╭─ Data shown

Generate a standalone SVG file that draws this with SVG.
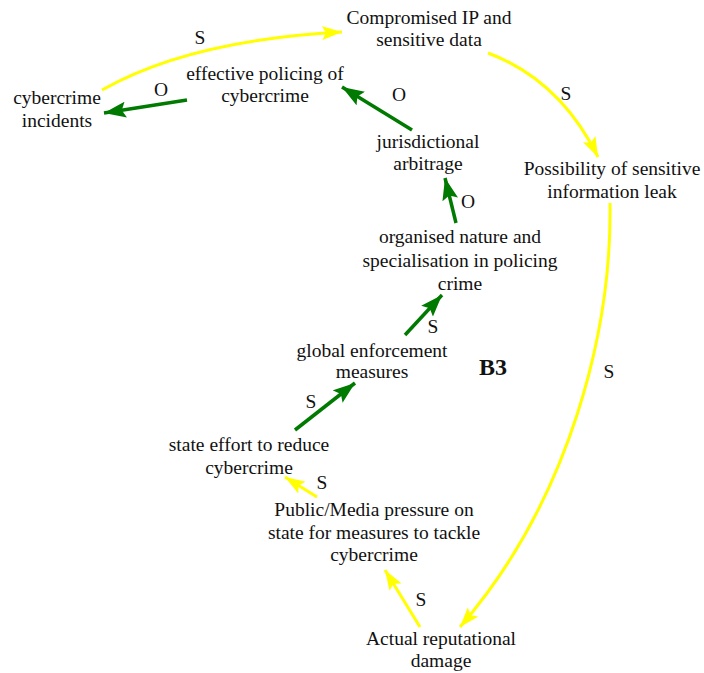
<svg xmlns="http://www.w3.org/2000/svg" width="704" height="673" viewBox="0 0 704 673">
<style>
.t{font-family:"Liberation Serif","Times New Roman",serif;font-size:19.5px;fill:#111;text-anchor:middle}
.b{font-family:"Liberation Serif","Times New Roman",serif;font-size:24px;font-weight:bold;fill:#111;text-anchor:middle}
.y{fill:none;stroke:#ffff00;stroke-width:3}
.g{fill:none;stroke:#007a00;stroke-width:3.5}
</style>
<defs>
<marker id="ay" viewBox="0 0 20 14" refX="20" refY="7" markerWidth="20" markerHeight="14" markerUnits="userSpaceOnUse" orient="auto"><path d="M0,0 L20,7 L0,14 L4,7 z" fill="#ffff00"/></marker>
<marker id="ag" viewBox="0 0 22 16" refX="22" refY="8" markerWidth="22" markerHeight="16" markerUnits="userSpaceOnUse" orient="auto"><path d="M0,0 L22,8 L0,16 L4,8 z" fill="#007a00"/></marker>
</defs>
<rect width="704" height="673" fill="#fff"/>
<g id="connectors">
<path class="y" d="M102,90 Q190,40 342,32" marker-end="url(#ay)"/>
<path class="y" d="M488,53 Q560,80 598,157" marker-end="url(#ay)"/>
<path class="y" d="M610,203 C612,330 570,500 460,627" marker-end="url(#ay)"/>
<path class="y" d="M317,497 L285,477" marker-end="url(#ay)"/>
<path class="y" d="M420,627 L385,570" marker-end="url(#ay)"/>
<path class="g" d="M187,100 L104,113" marker-end="url(#ag)"/>
<path class="g" d="M412,130 L342,87" marker-end="url(#ag)"/>
<path class="g" d="M456,223 L445,178" marker-end="url(#ag)"/>
<path class="g" d="M405,335 L442,295" marker-end="url(#ag)"/>
<path class="g" d="M295,430 L355,383" marker-end="url(#ag)"/>
<g class="t">
<text x="200" y="44">S</text>
<text x="161" y="96">O</text>
<text x="399" y="101">O</text>
<text x="566" y="100">S</text>
<text x="468" y="208">O</text>
<text x="433" y="333">S</text>
<text x="311" y="408">S</text>
<text x="322" y="489">S</text>
<text x="421" y="606">S</text>
<text x="609" y="378">S</text>
</g>
</g>
<g id="compromised"><text class="t" x="429" y="24">Compromised IP and</text><text class="t" x="429" y="46">sensitive data</text></g>
<g id="incidents"><text class="t" x="57" y="104">cybercrime</text><text class="t" x="57" y="127">incidents</text></g>
<g id="policing"><text class="t" x="265" y="80">effective policing of</text><text class="t" x="265" y="102">cybercrime</text></g>
<g id="jurisdictional"><text class="t" x="428" y="148">jurisdictional</text><text class="t" x="428" y="170">arbitrage</text></g>
<g id="possibility"><text class="t" x="612" y="175">Possibility of sensitive</text><text class="t" x="612" y="198">information leak</text></g>
<g id="organised"><text class="t" x="460" y="243">organised nature and</text><text class="t" x="460" y="267">specialisation in policing</text><text class="t" x="460" y="290">crime</text></g>
<g id="global"><text class="t" x="372" y="357">global enforcement</text><text class="t" x="372" y="378">measures</text></g>
<g id="loop"><text class="b" x="493" y="375">B3</text></g>
<g id="state"><text class="t" x="249" y="451">state effort to reduce</text><text class="t" x="249" y="474">cybercrime</text></g>
<g id="public"><text class="t" x="374" y="516">Public/Media pressure on</text><text class="t" x="374" y="539">state for measures to tackle</text><text class="t" x="374" y="561">cybercrime</text></g>
<g id="actual"><text class="t" x="441" y="645">Actual reputational</text><text class="t" x="441" y="667">damage</text></g>
</svg>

╰─

▸ **Short problem**
Please write out all the data again word for word, but not the pictures.

▸ **Task solution**
Generate a standalone SVG file that draws this with SVG.
<svg xmlns="http://www.w3.org/2000/svg" width="704" height="673" viewBox="0 0 704 673">
<style>
.t{font-family:"Liberation Serif","Times New Roman",serif;font-size:19.5px;fill:#111;text-anchor:middle}
.b{font-family:"Liberation Serif","Times New Roman",serif;font-size:24px;font-weight:bold;fill:#111;text-anchor:middle}
.y{fill:none;stroke:#ffff00;stroke-width:3}
.g{fill:none;stroke:#007a00;stroke-width:3.5}
</style>
<defs>
<marker id="ay" viewBox="0 0 20 14" refX="20" refY="7" markerWidth="20" markerHeight="14" markerUnits="userSpaceOnUse" orient="auto"><path d="M0,0 L20,7 L0,14 L4,7 z" fill="#ffff00"/></marker>
<marker id="ag" viewBox="0 0 22 16" refX="22" refY="8" markerWidth="22" markerHeight="16" markerUnits="userSpaceOnUse" orient="auto"><path d="M0,0 L22,8 L0,16 L4,8 z" fill="#007a00"/></marker>
</defs>
<rect width="704" height="673" fill="#fff"/>
<g id="connectors">
<path class="y" d="M102,90 Q190,40 342,32" marker-end="url(#ay)"/>
<path class="y" d="M488,53 Q560,80 598,157" marker-end="url(#ay)"/>
<path class="y" d="M610,203 C612,330 570,500 460,627" marker-end="url(#ay)"/>
<path class="y" d="M317,497 L285,477" marker-end="url(#ay)"/>
<path class="y" d="M420,627 L385,570" marker-end="url(#ay)"/>
<path class="g" d="M187,100 L104,113" marker-end="url(#ag)"/>
<path class="g" d="M412,130 L342,87" marker-end="url(#ag)"/>
<path class="g" d="M456,223 L445,178" marker-end="url(#ag)"/>
<path class="g" d="M405,335 L442,295" marker-end="url(#ag)"/>
<path class="g" d="M295,430 L355,383" marker-end="url(#ag)"/>
<g class="t">
<text x="200" y="44">S</text>
<text x="161" y="96">O</text>
<text x="399" y="101">O</text>
<text x="566" y="100">S</text>
<text x="468" y="208">O</text>
<text x="433" y="333">S</text>
<text x="311" y="408">S</text>
<text x="322" y="489">S</text>
<text x="421" y="606">S</text>
<text x="609" y="378">S</text>
</g>
</g>
<g id="compromised"><text class="t" x="429" y="24">Compromised IP and</text><text class="t" x="429" y="46">sensitive data</text></g>
<g id="incidents"><text class="t" x="57" y="104">cybercrime</text><text class="t" x="57" y="127">incidents</text></g>
<g id="policing"><text class="t" x="265" y="80">effective policing of</text><text class="t" x="265" y="102">cybercrime</text></g>
<g id="jurisdictional"><text class="t" x="428" y="148">jurisdictional</text><text class="t" x="428" y="170">arbitrage</text></g>
<g id="possibility"><text class="t" x="612" y="175">Possibility of sensitive</text><text class="t" x="612" y="198">information leak</text></g>
<g id="organised"><text class="t" x="460" y="243">organised nature and</text><text class="t" x="460" y="267">specialisation in policing</text><text class="t" x="460" y="290">crime</text></g>
<g id="global"><text class="t" x="372" y="357">global enforcement</text><text class="t" x="372" y="378">measures</text></g>
<g id="loop"><text class="b" x="493" y="375">B3</text></g>
<g id="state"><text class="t" x="249" y="451">state effort to reduce</text><text class="t" x="249" y="474">cybercrime</text></g>
<g id="public"><text class="t" x="374" y="516">Public/Media pressure on</text><text class="t" x="374" y="539">state for measures to tackle</text><text class="t" x="374" y="561">cybercrime</text></g>
<g id="actual"><text class="t" x="441" y="645">Actual reputational</text><text class="t" x="441" y="667">damage</text></g>
</svg>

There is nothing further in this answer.